> Work instructions
Extract only the first line of the listing and every line after it up to and including the one with "borderColor: '#1a1a1a', borderWidth: 1.2". Omit the pictures.

> Information provided
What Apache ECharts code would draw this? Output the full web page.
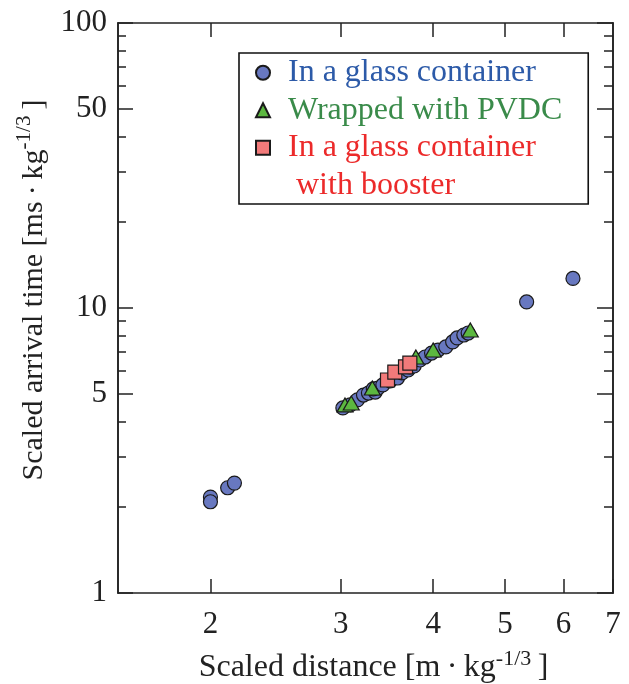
<!DOCTYPE html>
<html>
<head>
<meta charset="utf-8">
<script src="https://cdn.jsdelivr.net/npm/echarts@6/dist/echarts.min.js"></script>
<style>
html,body{margin:0;padding:0;background:#fff;}
#chart{width:629px;height:684px;}
</style>
</head>
<body>
<div id="chart"></div>
<script>
// ---- data ----
const seriesNames = ['In a glass container', 'Wrapped with PVDC', 'In a glass container', ' with booster'];
const glassPoints = [
  [2.00, 2.17], [2.00, 2.09], [2.11, 2.34], [2.155, 2.43],
  [3.02, 4.46], [3.09, 4.57], [3.16, 4.76], [3.22, 4.95], [3.27, 5.03], [3.34, 5.07],
  [3.32, 5.20], [3.37, 5.24], [3.42, 5.37], [3.50, 5.55], [3.58, 5.68], [3.63, 5.92],
  [3.70, 6.06], [3.72, 6.21], [3.77, 6.26], [3.84, 6.57], [3.90, 6.73], [3.98, 6.95],
  [4.06, 7.12], [4.16, 7.30], [4.25, 7.60], [4.31, 7.85], [4.40, 8.04], [4.46, 8.17],
  [5.35, 10.5], [6.18, 12.7]
];
const pvdcPoints = [
  [3.04, 4.57], [3.10, 4.64], [3.31, 5.24], [3.79, 6.73], [4.00, 7.12], [4.49, 8.37]
];
const boosterPoints = [
  [3.47, 5.59], [3.55, 5.96], [3.67, 6.21], [3.72, 6.41]
];
const xTicks = [2, 3, 4, 5, 6, 7];
const xTopTicks = [2, 3, 4, 5, 6];
const yMajorTicks = [1, 5, 10, 50, 100];
const yMinorTicks = [2, 3, 4, 6, 7, 8, 9, 20, 30, 40, 60, 70, 80, 90];

const FONT = '"Liberation Serif", "Times New Roman", serif';
const AX = '#222';
const markerBorder = { borderColor: '#1a1a1a', borderWidth: 1.2 };

function logAxis(extra) {
  return Object.assign({
    type: 'log', logBase: 10,
    splitLine: { show: false },
    minorTick: { show: false },
    minorSplitLine: { show: false },
    axisLine: { show: true, onZero: false, lineStyle: { color: AX, width: 1.6 } },
    axisTick: { show: true, inside: true, lineStyle: { color: AX, width: 1.5 } },
    axisLabel: { show: false }
  }, extra);
}

const xMin = 1.5, xMax = 7, yMin = 1, yMax = 100;

const option = {
  backgroundColor: '#fff',
  animation: false,
  grid: { left: 118, right: 16, top: 23, bottom: 91, containLabel: false, outerBoundsMode: 'none' },
  legend: {
    orient: 'vertical',
    left: 239, top: 53,
    padding: [1, 26, 0, 16],
    itemWidth: 14, itemHeight: 14,
    itemGap: 0,
    borderColor: '#111', borderWidth: 1.6,
    backgroundColor: '#fff',
    selectedMode: false,
    textStyle: { fontFamily: FONT, fontSize: 32, lineHeight: 37.5, padding: [0, 0, 0, 13] },
    data: [
      { name: seriesNames[0], textStyle: { color: '#2c5aa8' } },
      { name: seriesNames[1], textStyle: { color: '#3a8b4a' } },
      { name: seriesNames[2] + ' ', textStyle: { color: '#ec2a2a' } },
      { name: seriesNames[3], icon: 'none', textStyle: { color: '#ec2a2a' } }
    ]
  },
  xAxis: [
    logAxis({
      min: xMin, max: xMax, position: 'bottom',
      axisTick: { show: true, inside: true, length: 14, customValues: xTicks, lineStyle: { color: AX, width: 1.5 } },
      axisLabel: { show: true, customValues: xTicks, margin: 16, color: AX, fontFamily: FONT, fontSize: 31 },
      name: '{t|Scaled distance [m\u2009·\u2009kg}{s|-1/3}{t|\u2009]}',
      nameLocation: 'middle', nameGap: 55,
      nameTextStyle: {
        padding: [0, 0, 0, 16],
        rich: {
          t: { fontFamily: FONT, fontSize: 32, color: AX, lineHeight: 40 },
          s: { fontFamily: FONT, fontSize: 22, color: AX, verticalAlign: 'top', lineHeight: 22 }
        }
      }
    }),
    logAxis({
      min: xMin, max: xMax, position: 'top',
      axisTick: { show: true, inside: true, length: 14, customValues: xTopTicks, lineStyle: { color: AX, width: 1.5 } }
    })
  ],
  yAxis: [
    logAxis({
      min: yMin, max: yMax, position: 'left',
      axisTick: { show: true, inside: true, length: 15, customValues: yMajorTicks, lineStyle: { color: AX, width: 1.5 } },
      axisLabel: { show: true, customValues: yMajorTicks, margin: 11, color: AX, fontFamily: FONT, fontSize: 31 },
      name: '{t|Scaled arrival time [ms\u2009·\u2009kg}{s|-1/3}{t|\u2009]}',
      nameLocation: 'middle', nameGap: 64, nameRotate: 90,
      nameTextStyle: {
        padding: [0, 0, 0, 36],
        rich: {
          t: { fontFamily: FONT, fontSize: 30, color: AX, lineHeight: 40 },
          s: { fontFamily: FONT, fontSize: 21, color: AX, verticalAlign: 'top', lineHeight: 22 }
        }
      }
    }),
    logAxis({
      min: yMin, max: yMax, position: 'left',
      axisTick: { show: true, inside: true, length: 8, customValues: yMinorTicks, lineStyle: { color: AX, width: 1.5 } }
    }),
    logAxis({
      min: yMin, max: yMax, position: 'right',
      axisTick: { show: true, inside: true, length: 16, customValues: yMajorTicks, lineStyle: { color: AX, width: 1.5 } }
    }),
    logAxis({
      min: yMin, max: yMax, position: 'right',
      axisTick: { show: true, inside: true, length: 9, customValues: yMinorTicks, lineStyle: { color: AX, width: 1.5 } }
    })
  ],
  series: [
    {
      name: seriesNames[0], type: 'scatter', symbol: 'circle', symbolSize: 14,
      itemStyle: Object.assign({ color: '#6878c0', opacity: 1 }, markerBorder),
      data: glassPoints, z: 2
    },
    {
      name: seriesNames[1], type: 'scatter', symbol: 'triangle', symbolSize: [16, 14],
      itemStyle: Object.assign({ color: '#5cb840', opacity: 1 }, markerBorder),
      data: pvdcPoints, z: 3
    },
    {
      name: seriesNames[2] + ' ', type: 'scatter', symbol: 'rect', symbolSize: 14,
      itemStyle: Object.assign({ color: '#f27a7a', opacity: 1 }, markerBorder),
      data: boosterPoints, z: 4
    },
    {
      name: seriesNames[3], type: 'scatter', symbol: 'none', data: []
    }
  ]
};

const chart = echarts.init(document.getElementById('chart'), null, { renderer: 'canvas' });
chart.setOption(option);
</script>
</body>
</html>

> Answer in full
What Apache ECharts code would draw this? Output the full web page.
<!DOCTYPE html>
<html>
<head>
<meta charset="utf-8">
<script src="https://cdn.jsdelivr.net/npm/echarts@6/dist/echarts.min.js"></script>
<style>
html,body{margin:0;padding:0;background:#fff;}
#chart{width:629px;height:684px;}
</style>
</head>
<body>
<div id="chart"></div>
<script>
// ---- data ----
const seriesNames = ['In a glass container', 'Wrapped with PVDC', 'In a glass container', ' with booster'];
const glassPoints = [
  [2.00, 2.17], [2.00, 2.09], [2.11, 2.34], [2.155, 2.43],
  [3.02, 4.46], [3.09, 4.57], [3.16, 4.76], [3.22, 4.95], [3.27, 5.03], [3.34, 5.07],
  [3.32, 5.20], [3.37, 5.24], [3.42, 5.37], [3.50, 5.55], [3.58, 5.68], [3.63, 5.92],
  [3.70, 6.06], [3.72, 6.21], [3.77, 6.26], [3.84, 6.57], [3.90, 6.73], [3.98, 6.95],
  [4.06, 7.12], [4.16, 7.30], [4.25, 7.60], [4.31, 7.85], [4.40, 8.04], [4.46, 8.17],
  [5.35, 10.5], [6.18, 12.7]
];
const pvdcPoints = [
  [3.04, 4.57], [3.10, 4.64], [3.31, 5.24], [3.79, 6.73], [4.00, 7.12], [4.49, 8.37]
];
const boosterPoints = [
  [3.47, 5.59], [3.55, 5.96], [3.67, 6.21], [3.72, 6.41]
];
const xTicks = [2, 3, 4, 5, 6, 7];
const xTopTicks = [2, 3, 4, 5, 6];
const yMajorTicks = [1, 5, 10, 50, 100];
const yMinorTicks = [2, 3, 4, 6, 7, 8, 9, 20, 30, 40, 60, 70, 80, 90];

const FONT = '"Liberation Serif", "Times New Roman", serif';
const AX = '#222';
const markerBorder = { borderColor: '#1a1a1a', borderWidth: 1.2 };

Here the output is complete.